Python Dict and Forloop with FASTA file


I was given a FASTA formatted file (like from this site: http://www.uniprot.org/proteomes/) that gives various protein coding sequences within a certain bacteria. I have been asked to give a full count and the relative percentage of each of the single code amino acids contained within the file, and return the results like:

L: 139002 (10.7%) 

A: 123885 (9.6%) 

G: 95475 (7.4%) 

V: 91683 (7.1%) 

I: 77836 (6.0%)

What I have so far:

 #!/usr/bin/python
ecoli = open("/home/file_pathway").read()
counts = dict()
for line in ecoli:
    words = line.split()
    for word in words:
        if word in ["A", "C", "D", "E", "F", "G", "H", "I", "K", "L", "M", "N", "P", "Q", "R", "S", "T", "V", "W", "Y"]:
            if word not in counts:
                counts[word] = 1
            else:
                counts[word] += 1

for key in counts:
    print key, counts[key]

I believe that doing this is retrieving all of the instances of the capital letters and not just those contained within the protein amino acid string, how can I limit it just to the coding sequence?
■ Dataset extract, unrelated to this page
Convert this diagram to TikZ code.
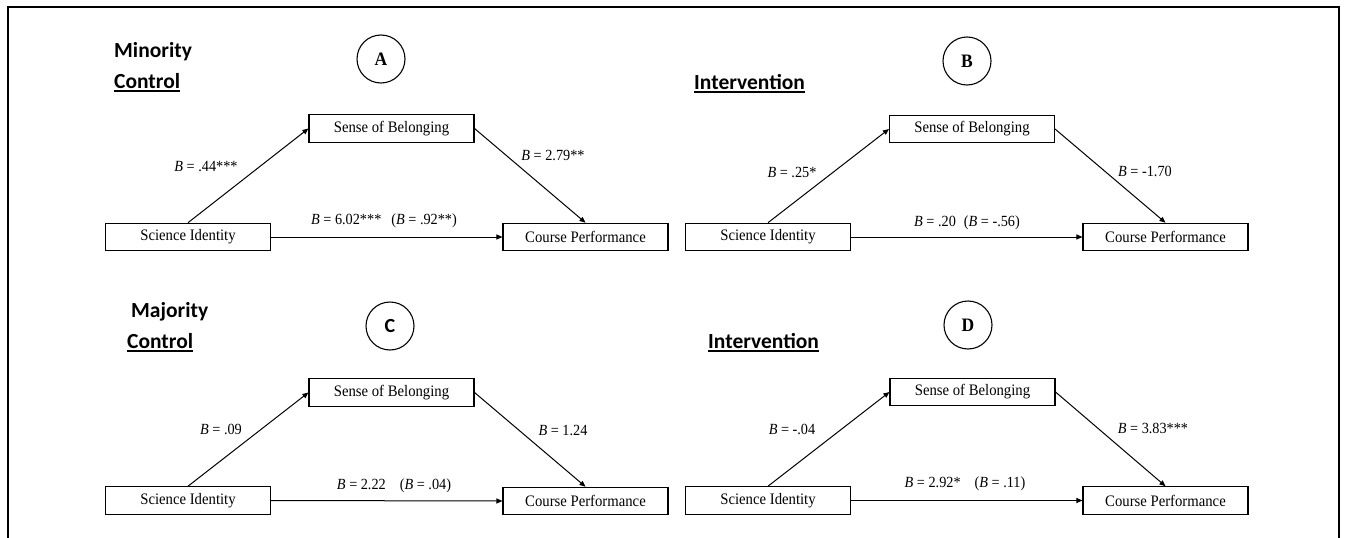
\documentclass[tikz,border=0pt]{standalone}
\usepackage{fontspec}
\setmainfont[FakeStretch=0.92]{Liberation Serif}
\newfontfamily\hfont{Carlito}
\usetikzlibrary{arrows.meta}
\newcommand\boxfont{\fontsize{16}{18}\selectfont}
\newcommand\labfont{\fontsize{15.5}{17}\selectfont}
\newcommand\headfont{\hfont\bfseries\fontsize{21.5}{24}\selectfont}
\newcommand\circfont{\bfseries\fontsize{19}{21}\selectfont}
\begin{document}
\begin{tikzpicture}[x=1pt,y=-1pt,
  box/.style={draw,line width=1.1pt,minimum width=165pt,minimum height=27.5pt,inner sep=0pt,font=\boxfont},
  lab/.style={inner sep=0pt,font=\labfont},
  conn/.style={line width=1pt,-{Triangle[length=6pt,width=5pt]}},
  head/.style={anchor=base west,inner sep=0pt,font=\headfont},
  circ/.style={draw,circle,line width=1.1pt,minimum size=48pt,inner sep=0pt,font=\circfont},
  uline/.style={line width=1.4pt}]
\useasboundingbox (0,0) rectangle (1345,538);
\fill[white] (0,0) rectangle (1345,538);
% outer frame (open at the bottom)
\coordinate (fbl) at (8,538);
\coordinate (ftl) at (8,7);
\coordinate (ftr) at (1339,7);
\coordinate (fbr) at (1339,538);
\draw[line width=1.3pt] (fbl) -- (ftl) -- (ftr) -- (fbr);

% headings
\node[head] (minor) at (114,57) {Minority};
\node[head] (ctlA) at (114,88) {Control};
\draw[uline] ([yshift=-3pt]ctlA.base west) -- ([yshift=-3pt]ctlA.base east);
\node[head] (intB) at (694,89) {Intervention};
\draw[uline] ([yshift=-3pt]intB.base west) -- ([yshift=-3pt]intB.base east);
\node[head] (major) at (131,317) {Majority};
\node[head] (ctlC) at (127,348) {Control};
\draw[uline] ([yshift=-3pt]ctlC.base west) -- ([yshift=-3pt]ctlC.base east);
\node[head] (intD) at (708,348) {Intervention};
\draw[uline] ([yshift=-3pt]intD.base west) -- ([yshift=-3pt]intD.base east);

% circles
\node[circ] (cA) at (381,59) {A};
\node[circ] (cB) at (967,61) {B};
\node[circ,font=\hfont\bfseries\fontsize{20}{22}\selectfont] (cC) at (390,326) {C};
\node[circ] (cD) at (968,325) {D};

% Panel A
\node[box] (sbA) at (391.5,128.5) {Sense of Belonging};
\node[box] (siA) at (188,237) {Science Identity};
\node[box] (cpA) at (585.5,237) {Course Performance};
\draw[conn] (siA.north) -- (sbA.west);
\draw[conn] (sbA.east) -- (cpA.north);
\draw[conn] (siA.east) -- (cpA.west);
\node[lab] (lA1) at (206,167) {\textit{B} = .44***};
\node[lab] (lA2) at (553,155) {\textit{B} = 2.79**};
\node[lab] (lA3) at (384,221) {\textit{B} = 6.02***\hspace{10pt}(\textit{B} = .92**)};

% Panel B
\node[box] (sbB) at (972,129) {Sense of Belonging};
\node[box] (siB) at (768,237) {Science Identity};
\node[box] (cpB) at (1165.5,237) {Course Performance};
\draw[conn] (siB.north) -- (sbB.west);
\draw[conn] (sbB.east) -- (cpB.north);
\draw[conn] (siB.east) -- (cpB.west);
\node[lab] (lB1) at (792,172) {\textit{B} = .25*};
\node[lab] (lB2) at (1145,171) {\textit{B} = -1.70};
\node[lab] (lB3) at (967,223) {\textit{B} = .20\hspace{8pt}(\textit{B} = -.56)};

% Panel C
\node[box] (sbC) at (391.5,392.5) {Sense of Belonging};
\node[box] (siC) at (188,500.5) {Science Identity};
\node[box] (cpC) at (585.5,501) {Course Performance};
\draw[conn] (siC.north) -- (sbC.west);
\draw[conn] (sbC.east) -- (cpC.north);
\draw[conn] (siC.east) -- (cpC.west);
\node[lab] (lC1) at (221,429) {\textit{B} = .09};
\node[lab] (lC2) at (563,430) {\textit{B} = 1.24};
\node[lab] (lC3) at (394,486) {\textit{B} = 2.22\hspace{14pt}(\textit{B} = .04)};

% Panel D
\node[box] (sbD) at (972.5,392) {Sense of Belonging};
\node[box] (siD) at (768,500.5) {Science Identity};
\node[box] (cpD) at (1165.5,500.5) {Course Performance};
\draw[conn] (siD.north) -- (sbD.west);
\draw[conn] (sbD.east) -- (cpD.north);
\draw[conn] (siD.east) -- (cpD.west);
\node[lab] (lD1) at (792,429) {\textit{B} = -.04};
\node[lab] (lD2) at (1153,428) {\textit{B} = 3.83***};
\node[lab] (lD3) at (965,484) {\textit{B} = 2.92*\hspace{14pt}(\textit{B} = .11)};
\end{tikzpicture}
\end{document}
I am also having trouble writing how to calculate the each single code over the total


Solution

  • The only lines that don't contain what you want start with > just ignore those:

    with open("input.fasta") as ecoli: # will close your file automatically
        from collections import defaultdict
        counts = defaultdict(int) 
        for line in ecoli: # iterate over file object, no need to read all contents into memory
            if line.startswith(">"): # skip lines that start with >
                continue
            for char in line: # just iterate over the characters in the line
                if char in {"A", "C", "D", "E", "F", "G", "H", "I", "K", "L", "M", "N", "P", "Q", "R", "S", "T", "V", "W", "Y"}:
                        counts[char] += 1
        total = float(sum(counts.values()))       
        for key,val in counts.items():
            print("{}: {}, ({:.1%})".format(key,val, val / total))
    

    You could also use a collections.Counter dict as the lines only contain what you are interested in:

    with open("input.fasta") as ecoli: # will close your file automatically
        from collections import Counter
        counts = Counter()
        for line in ecoli: # iterate over file object, no need to read all contents onto memory
            if line.startswith(">"): # skip lines that start with >
                continue
            counts.update(line.rstrip())
        total = float(sum(counts.values()))
        for key,val in counts.items():
            print("{}: {}, ({:.1%})".format(key,val, val / total))